Requirement – Copy out the material below in full, but not its images.

Data –
______

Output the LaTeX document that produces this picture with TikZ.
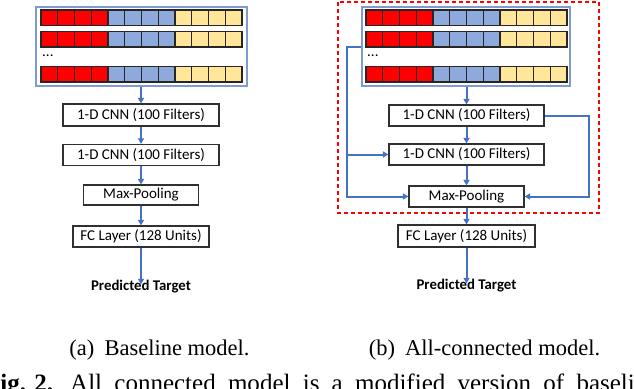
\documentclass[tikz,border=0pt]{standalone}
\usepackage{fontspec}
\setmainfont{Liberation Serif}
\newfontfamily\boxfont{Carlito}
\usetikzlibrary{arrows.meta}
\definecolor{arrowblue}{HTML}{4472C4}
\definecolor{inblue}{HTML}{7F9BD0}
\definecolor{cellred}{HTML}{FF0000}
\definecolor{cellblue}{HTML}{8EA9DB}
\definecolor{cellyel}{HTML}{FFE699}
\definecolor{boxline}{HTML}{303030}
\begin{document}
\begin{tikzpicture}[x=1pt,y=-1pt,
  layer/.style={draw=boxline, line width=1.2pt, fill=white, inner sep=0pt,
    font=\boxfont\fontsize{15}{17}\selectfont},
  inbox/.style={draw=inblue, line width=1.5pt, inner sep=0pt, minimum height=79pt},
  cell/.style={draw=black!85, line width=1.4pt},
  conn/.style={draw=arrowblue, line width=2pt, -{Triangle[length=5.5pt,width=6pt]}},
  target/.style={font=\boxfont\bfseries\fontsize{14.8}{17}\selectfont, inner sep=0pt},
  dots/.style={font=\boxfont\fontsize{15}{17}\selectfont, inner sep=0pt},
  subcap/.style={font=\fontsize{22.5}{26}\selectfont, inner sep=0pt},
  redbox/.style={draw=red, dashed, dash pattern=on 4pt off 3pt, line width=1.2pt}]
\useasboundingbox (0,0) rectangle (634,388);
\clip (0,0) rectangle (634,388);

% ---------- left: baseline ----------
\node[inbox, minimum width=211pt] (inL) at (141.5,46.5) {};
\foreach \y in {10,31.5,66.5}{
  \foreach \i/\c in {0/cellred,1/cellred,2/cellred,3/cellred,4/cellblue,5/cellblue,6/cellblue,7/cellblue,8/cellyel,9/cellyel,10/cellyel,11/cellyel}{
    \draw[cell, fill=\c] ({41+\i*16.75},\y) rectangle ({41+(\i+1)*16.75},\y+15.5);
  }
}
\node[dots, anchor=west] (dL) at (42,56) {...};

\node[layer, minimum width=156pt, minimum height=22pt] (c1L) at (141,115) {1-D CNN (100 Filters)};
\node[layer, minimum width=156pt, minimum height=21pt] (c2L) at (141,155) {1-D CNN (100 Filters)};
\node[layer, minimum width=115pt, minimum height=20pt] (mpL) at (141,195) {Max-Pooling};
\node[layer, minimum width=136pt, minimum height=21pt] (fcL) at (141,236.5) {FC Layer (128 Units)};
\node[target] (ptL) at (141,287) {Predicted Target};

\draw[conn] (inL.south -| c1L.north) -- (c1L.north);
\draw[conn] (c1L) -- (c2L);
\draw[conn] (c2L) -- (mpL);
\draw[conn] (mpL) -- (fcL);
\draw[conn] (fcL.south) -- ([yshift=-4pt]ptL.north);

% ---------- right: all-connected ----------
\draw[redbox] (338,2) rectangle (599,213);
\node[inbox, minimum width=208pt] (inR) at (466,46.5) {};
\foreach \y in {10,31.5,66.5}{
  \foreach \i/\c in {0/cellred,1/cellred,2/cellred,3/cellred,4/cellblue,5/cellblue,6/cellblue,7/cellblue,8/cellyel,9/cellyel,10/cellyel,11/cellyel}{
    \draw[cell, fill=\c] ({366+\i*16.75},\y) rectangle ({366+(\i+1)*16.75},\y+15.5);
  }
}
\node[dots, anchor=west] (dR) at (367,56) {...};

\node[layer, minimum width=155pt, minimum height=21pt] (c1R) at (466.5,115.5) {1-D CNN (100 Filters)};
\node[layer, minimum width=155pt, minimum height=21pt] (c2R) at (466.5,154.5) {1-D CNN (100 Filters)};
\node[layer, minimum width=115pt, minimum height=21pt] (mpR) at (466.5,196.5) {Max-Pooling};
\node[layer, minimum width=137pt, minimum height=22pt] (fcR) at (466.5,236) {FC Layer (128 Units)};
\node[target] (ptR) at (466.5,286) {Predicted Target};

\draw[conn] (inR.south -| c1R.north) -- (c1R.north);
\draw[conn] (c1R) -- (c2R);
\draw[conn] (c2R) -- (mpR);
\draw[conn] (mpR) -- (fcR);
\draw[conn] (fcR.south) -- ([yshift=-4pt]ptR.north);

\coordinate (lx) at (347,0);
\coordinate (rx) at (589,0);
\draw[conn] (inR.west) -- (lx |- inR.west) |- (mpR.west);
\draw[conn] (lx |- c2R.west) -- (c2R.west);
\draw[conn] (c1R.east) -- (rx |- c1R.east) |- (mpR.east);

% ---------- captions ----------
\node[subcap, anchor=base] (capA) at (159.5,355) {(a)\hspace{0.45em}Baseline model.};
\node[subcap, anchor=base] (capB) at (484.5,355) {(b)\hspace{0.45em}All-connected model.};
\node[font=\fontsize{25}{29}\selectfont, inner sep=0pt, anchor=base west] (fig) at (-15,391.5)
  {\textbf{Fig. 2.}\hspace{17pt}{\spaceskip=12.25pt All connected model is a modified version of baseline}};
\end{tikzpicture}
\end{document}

______

Output for this task –
Output the LaTeX document that produces this picture with TikZ.
\documentclass[tikz,border=0pt]{standalone}
\usepackage{fontspec}
\setmainfont{Liberation Serif}
\newfontfamily\boxfont{Carlito}
\usetikzlibrary{arrows.meta}
\definecolor{arrowblue}{HTML}{4472C4}
\definecolor{inblue}{HTML}{7F9BD0}
\definecolor{cellred}{HTML}{FF0000}
\definecolor{cellblue}{HTML}{8EA9DB}
\definecolor{cellyel}{HTML}{FFE699}
\definecolor{boxline}{HTML}{303030}
\begin{document}
\begin{tikzpicture}[x=1pt,y=-1pt,
  layer/.style={draw=boxline, line width=1.2pt, fill=white, inner sep=0pt,
    font=\boxfont\fontsize{15}{17}\selectfont},
  inbox/.style={draw=inblue, line width=1.5pt, inner sep=0pt, minimum height=79pt},
  cell/.style={draw=black!85, line width=1.4pt},
  conn/.style={draw=arrowblue, line width=2pt, -{Triangle[length=5.5pt,width=6pt]}},
  target/.style={font=\boxfont\bfseries\fontsize{14.8}{17}\selectfont, inner sep=0pt},
  dots/.style={font=\boxfont\fontsize{15}{17}\selectfont, inner sep=0pt},
  subcap/.style={font=\fontsize{22.5}{26}\selectfont, inner sep=0pt},
  redbox/.style={draw=red, dashed, dash pattern=on 4pt off 3pt, line width=1.2pt}]
\useasboundingbox (0,0) rectangle (634,388);
\clip (0,0) rectangle (634,388);

% ---------- left: baseline ----------
\node[inbox, minimum width=211pt] (inL) at (141.5,46.5) {};
\foreach \y in {10,31.5,66.5}{
  \foreach \i/\c in {0/cellred,1/cellred,2/cellred,3/cellred,4/cellblue,5/cellblue,6/cellblue,7/cellblue,8/cellyel,9/cellyel,10/cellyel,11/cellyel}{
    \draw[cell, fill=\c] ({41+\i*16.75},\y) rectangle ({41+(\i+1)*16.75},\y+15.5);
  }
}
\node[dots, anchor=west] (dL) at (42,56) {...};

\node[layer, minimum width=156pt, minimum height=22pt] (c1L) at (141,115) {1-D CNN (100 Filters)};
\node[layer, minimum width=156pt, minimum height=21pt] (c2L) at (141,155) {1-D CNN (100 Filters)};
\node[layer, minimum width=115pt, minimum height=20pt] (mpL) at (141,195) {Max-Pooling};
\node[layer, minimum width=136pt, minimum height=21pt] (fcL) at (141,236.5) {FC Layer (128 Units)};
\node[target] (ptL) at (141,287) {Predicted Target};

\draw[conn] (inL.south -| c1L.north) -- (c1L.north);
\draw[conn] (c1L) -- (c2L);
\draw[conn] (c2L) -- (mpL);
\draw[conn] (mpL) -- (fcL);
\draw[conn] (fcL.south) -- ([yshift=-4pt]ptL.north);

% ---------- right: all-connected ----------
\draw[redbox] (338,2) rectangle (599,213);
\node[inbox, minimum width=208pt] (inR) at (466,46.5) {};
\foreach \y in {10,31.5,66.5}{
  \foreach \i/\c in {0/cellred,1/cellred,2/cellred,3/cellred,4/cellblue,5/cellblue,6/cellblue,7/cellblue,8/cellyel,9/cellyel,10/cellyel,11/cellyel}{
    \draw[cell, fill=\c] ({366+\i*16.75},\y) rectangle ({366+(\i+1)*16.75},\y+15.5);
  }
}
\node[dots, anchor=west] (dR) at (367,56) {...};

\node[layer, minimum width=155pt, minimum height=21pt] (c1R) at (466.5,115.5) {1-D CNN (100 Filters)};
\node[layer, minimum width=155pt, minimum height=21pt] (c2R) at (466.5,154.5) {1-D CNN (100 Filters)};
\node[layer, minimum width=115pt, minimum height=21pt] (mpR) at (466.5,196.5) {Max-Pooling};
\node[layer, minimum width=137pt, minimum height=22pt] (fcR) at (466.5,236) {FC Layer (128 Units)};
\node[target] (ptR) at (466.5,286) {Predicted Target};

\draw[conn] (inR.south -| c1R.north) -- (c1R.north);
\draw[conn] (c1R) -- (c2R);
\draw[conn] (c2R) -- (mpR);
\draw[conn] (mpR) -- (fcR);
\draw[conn] (fcR.south) -- ([yshift=-4pt]ptR.north);

\coordinate (lx) at (347,0);
\coordinate (rx) at (589,0);
\draw[conn] (inR.west) -- (lx |- inR.west) |- (mpR.west);
\draw[conn] (lx |- c2R.west) -- (c2R.west);
\draw[conn] (c1R.east) -- (rx |- c1R.east) |- (mpR.east);

% ---------- captions ----------
\node[subcap, anchor=base] (capA) at (159.5,355) {(a)\hspace{0.45em}Baseline model.};
\node[subcap, anchor=base] (capB) at (484.5,355) {(b)\hspace{0.45em}All-connected model.};
\node[font=\fontsize{25}{29}\selectfont, inner sep=0pt, anchor=base west] (fig) at (-15,391.5)
  {\textbf{Fig. 2.}\hspace{17pt}{\spaceskip=12.25pt All connected model is a modified version of baseline}};
\end{tikzpicture}
\end{document}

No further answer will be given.